Brief: Your task is to retype, word for word, the lines from the start of the data through the line holding "clar înainte +++</div>". Do not include the pictures.

Data:

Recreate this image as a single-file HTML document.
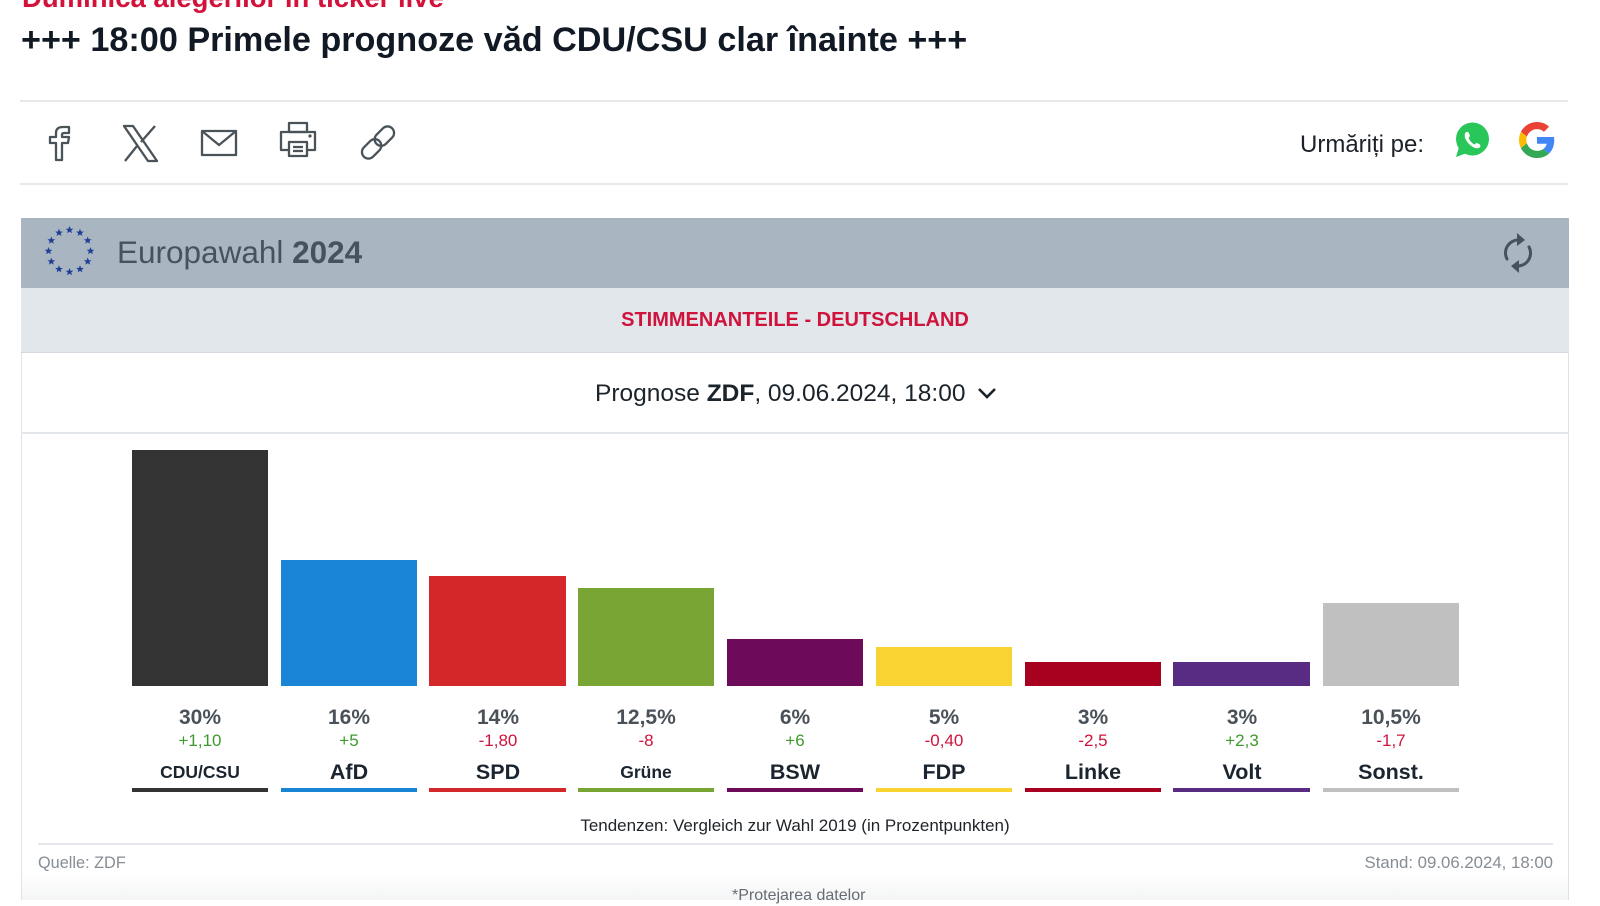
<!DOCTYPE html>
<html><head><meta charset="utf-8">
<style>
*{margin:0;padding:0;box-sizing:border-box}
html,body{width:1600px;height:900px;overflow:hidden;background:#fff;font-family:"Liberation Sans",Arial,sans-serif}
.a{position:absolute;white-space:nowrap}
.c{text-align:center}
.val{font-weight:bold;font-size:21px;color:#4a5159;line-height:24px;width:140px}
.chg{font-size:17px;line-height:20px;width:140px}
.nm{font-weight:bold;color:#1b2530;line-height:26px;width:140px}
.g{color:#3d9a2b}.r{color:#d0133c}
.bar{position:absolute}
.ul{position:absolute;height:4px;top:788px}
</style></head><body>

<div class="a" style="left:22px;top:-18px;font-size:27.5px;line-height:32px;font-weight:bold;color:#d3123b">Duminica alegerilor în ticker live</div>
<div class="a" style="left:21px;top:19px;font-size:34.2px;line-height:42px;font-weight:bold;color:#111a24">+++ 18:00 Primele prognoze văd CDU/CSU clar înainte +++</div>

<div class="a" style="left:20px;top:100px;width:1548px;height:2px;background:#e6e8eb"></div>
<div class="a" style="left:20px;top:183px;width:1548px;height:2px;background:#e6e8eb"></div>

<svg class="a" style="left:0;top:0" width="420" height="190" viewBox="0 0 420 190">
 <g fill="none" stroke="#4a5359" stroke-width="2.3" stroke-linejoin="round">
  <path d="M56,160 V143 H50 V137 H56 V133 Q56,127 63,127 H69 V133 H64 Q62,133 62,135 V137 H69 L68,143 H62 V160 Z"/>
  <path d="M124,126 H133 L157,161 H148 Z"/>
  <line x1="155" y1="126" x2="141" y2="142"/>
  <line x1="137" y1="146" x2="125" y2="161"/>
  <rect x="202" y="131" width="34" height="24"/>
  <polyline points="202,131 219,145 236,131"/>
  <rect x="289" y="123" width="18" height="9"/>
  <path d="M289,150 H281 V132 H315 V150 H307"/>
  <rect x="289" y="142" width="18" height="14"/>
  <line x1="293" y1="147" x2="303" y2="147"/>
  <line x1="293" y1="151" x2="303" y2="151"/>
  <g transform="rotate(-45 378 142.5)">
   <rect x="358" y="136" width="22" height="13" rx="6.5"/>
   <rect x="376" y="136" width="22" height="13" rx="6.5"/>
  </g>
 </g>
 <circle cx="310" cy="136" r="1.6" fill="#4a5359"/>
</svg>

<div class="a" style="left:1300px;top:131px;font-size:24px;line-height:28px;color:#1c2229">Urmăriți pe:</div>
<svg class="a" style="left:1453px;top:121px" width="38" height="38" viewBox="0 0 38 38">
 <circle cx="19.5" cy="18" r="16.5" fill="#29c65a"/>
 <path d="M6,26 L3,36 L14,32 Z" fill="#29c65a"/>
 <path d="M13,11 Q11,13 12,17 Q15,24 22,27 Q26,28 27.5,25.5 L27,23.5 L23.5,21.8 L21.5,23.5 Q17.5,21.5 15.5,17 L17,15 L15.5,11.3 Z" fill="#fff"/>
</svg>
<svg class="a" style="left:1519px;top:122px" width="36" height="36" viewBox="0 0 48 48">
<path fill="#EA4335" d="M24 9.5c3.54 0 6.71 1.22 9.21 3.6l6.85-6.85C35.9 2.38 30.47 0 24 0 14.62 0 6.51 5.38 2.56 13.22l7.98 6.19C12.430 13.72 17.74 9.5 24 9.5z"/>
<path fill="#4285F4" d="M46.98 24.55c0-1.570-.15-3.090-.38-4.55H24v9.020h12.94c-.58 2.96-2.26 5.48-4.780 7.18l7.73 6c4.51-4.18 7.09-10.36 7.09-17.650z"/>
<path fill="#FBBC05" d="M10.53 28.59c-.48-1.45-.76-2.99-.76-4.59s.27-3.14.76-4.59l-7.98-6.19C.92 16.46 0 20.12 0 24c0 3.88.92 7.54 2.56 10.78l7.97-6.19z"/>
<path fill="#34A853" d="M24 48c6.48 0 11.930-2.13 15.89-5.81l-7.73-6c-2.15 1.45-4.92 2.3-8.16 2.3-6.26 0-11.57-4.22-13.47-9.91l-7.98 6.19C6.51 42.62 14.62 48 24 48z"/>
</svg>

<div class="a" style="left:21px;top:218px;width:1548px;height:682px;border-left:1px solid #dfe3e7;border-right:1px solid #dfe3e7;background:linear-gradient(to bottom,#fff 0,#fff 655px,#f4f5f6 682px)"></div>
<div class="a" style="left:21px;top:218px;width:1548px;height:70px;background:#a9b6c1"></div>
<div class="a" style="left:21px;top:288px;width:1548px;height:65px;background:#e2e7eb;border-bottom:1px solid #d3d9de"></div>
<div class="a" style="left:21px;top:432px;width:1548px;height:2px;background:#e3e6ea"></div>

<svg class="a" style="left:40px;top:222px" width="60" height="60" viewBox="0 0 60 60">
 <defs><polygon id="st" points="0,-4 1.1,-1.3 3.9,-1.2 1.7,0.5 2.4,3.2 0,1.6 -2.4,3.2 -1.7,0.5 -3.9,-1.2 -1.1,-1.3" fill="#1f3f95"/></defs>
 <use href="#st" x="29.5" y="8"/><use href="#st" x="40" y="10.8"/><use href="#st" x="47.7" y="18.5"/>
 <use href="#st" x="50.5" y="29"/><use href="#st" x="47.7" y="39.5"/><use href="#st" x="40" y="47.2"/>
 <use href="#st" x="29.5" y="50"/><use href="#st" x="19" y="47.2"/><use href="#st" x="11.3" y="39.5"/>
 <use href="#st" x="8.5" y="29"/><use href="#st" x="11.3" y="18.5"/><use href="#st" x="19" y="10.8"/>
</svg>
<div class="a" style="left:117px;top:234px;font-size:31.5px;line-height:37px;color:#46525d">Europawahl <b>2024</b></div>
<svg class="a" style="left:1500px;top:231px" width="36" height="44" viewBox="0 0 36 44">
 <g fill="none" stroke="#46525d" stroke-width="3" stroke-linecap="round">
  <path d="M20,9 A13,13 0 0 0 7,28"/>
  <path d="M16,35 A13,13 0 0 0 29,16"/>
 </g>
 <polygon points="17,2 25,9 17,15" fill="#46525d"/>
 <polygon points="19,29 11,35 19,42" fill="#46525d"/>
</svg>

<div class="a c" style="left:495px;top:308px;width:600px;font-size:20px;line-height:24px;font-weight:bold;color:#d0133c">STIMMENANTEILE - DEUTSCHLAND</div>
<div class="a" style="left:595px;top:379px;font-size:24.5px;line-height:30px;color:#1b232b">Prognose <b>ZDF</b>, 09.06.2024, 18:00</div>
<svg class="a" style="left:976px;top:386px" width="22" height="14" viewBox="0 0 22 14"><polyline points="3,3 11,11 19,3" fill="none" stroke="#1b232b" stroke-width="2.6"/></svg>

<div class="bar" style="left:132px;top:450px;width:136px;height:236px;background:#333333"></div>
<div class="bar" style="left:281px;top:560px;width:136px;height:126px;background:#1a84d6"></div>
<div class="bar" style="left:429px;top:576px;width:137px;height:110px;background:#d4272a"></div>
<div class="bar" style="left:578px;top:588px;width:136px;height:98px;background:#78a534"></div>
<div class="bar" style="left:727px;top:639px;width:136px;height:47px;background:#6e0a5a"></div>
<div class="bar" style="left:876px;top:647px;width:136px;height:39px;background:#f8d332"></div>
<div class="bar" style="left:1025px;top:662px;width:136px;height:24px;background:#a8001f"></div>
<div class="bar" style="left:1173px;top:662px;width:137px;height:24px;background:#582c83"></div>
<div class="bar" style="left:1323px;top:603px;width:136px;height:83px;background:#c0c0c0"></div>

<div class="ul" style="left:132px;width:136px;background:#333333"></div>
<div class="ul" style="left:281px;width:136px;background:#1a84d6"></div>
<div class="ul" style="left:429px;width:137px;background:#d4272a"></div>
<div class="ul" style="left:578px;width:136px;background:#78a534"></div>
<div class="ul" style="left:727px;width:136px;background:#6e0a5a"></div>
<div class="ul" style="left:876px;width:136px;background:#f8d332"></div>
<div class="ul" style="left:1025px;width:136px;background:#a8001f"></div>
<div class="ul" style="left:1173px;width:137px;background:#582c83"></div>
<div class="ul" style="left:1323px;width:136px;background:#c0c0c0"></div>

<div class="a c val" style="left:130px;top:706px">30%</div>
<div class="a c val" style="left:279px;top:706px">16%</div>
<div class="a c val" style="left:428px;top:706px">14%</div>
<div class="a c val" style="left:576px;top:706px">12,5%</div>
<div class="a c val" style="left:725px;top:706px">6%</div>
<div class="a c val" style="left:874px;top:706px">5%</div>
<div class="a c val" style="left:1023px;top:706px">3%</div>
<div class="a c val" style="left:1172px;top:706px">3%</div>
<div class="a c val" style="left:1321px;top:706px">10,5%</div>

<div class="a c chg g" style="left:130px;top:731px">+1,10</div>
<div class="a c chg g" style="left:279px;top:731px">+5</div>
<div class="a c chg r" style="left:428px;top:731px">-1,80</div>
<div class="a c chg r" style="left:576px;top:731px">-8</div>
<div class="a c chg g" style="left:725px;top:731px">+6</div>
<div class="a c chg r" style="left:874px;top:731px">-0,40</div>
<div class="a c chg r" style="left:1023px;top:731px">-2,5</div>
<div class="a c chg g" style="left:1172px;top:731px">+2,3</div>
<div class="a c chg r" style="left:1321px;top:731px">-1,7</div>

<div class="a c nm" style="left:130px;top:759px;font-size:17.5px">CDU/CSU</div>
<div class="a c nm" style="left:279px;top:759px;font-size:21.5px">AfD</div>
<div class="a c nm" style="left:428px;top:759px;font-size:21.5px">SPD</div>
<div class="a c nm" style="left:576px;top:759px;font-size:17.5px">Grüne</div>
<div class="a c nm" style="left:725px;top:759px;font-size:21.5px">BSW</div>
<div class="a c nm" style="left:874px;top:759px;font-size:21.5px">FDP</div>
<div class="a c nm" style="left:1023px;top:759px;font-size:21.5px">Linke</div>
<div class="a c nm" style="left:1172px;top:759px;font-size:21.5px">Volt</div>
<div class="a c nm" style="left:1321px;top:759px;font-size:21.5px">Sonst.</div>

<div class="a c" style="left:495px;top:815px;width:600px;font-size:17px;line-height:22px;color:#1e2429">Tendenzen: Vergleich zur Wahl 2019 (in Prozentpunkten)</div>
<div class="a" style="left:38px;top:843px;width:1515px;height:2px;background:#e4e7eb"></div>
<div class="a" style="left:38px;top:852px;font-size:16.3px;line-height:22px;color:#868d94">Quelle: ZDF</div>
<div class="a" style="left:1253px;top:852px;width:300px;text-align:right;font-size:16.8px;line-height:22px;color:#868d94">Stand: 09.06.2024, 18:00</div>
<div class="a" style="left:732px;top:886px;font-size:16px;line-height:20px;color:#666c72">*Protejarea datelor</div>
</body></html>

Full solution:
Recreate this image as a single-file HTML document.
<!DOCTYPE html>
<html><head><meta charset="utf-8">
<style>
*{margin:0;padding:0;box-sizing:border-box}
html,body{width:1600px;height:900px;overflow:hidden;background:#fff;font-family:"Liberation Sans",Arial,sans-serif}
.a{position:absolute;white-space:nowrap}
.c{text-align:center}
.val{font-weight:bold;font-size:21px;color:#4a5159;line-height:24px;width:140px}
.chg{font-size:17px;line-height:20px;width:140px}
.nm{font-weight:bold;color:#1b2530;line-height:26px;width:140px}
.g{color:#3d9a2b}.r{color:#d0133c}
.bar{position:absolute}
.ul{position:absolute;height:4px;top:788px}
</style></head><body>

<div class="a" style="left:22px;top:-18px;font-size:27.5px;line-height:32px;font-weight:bold;color:#d3123b">Duminica alegerilor în ticker live</div>
<div class="a" style="left:21px;top:19px;font-size:34.2px;line-height:42px;font-weight:bold;color:#111a24">+++ 18:00 Primele prognoze văd CDU/CSU clar înainte +++</div>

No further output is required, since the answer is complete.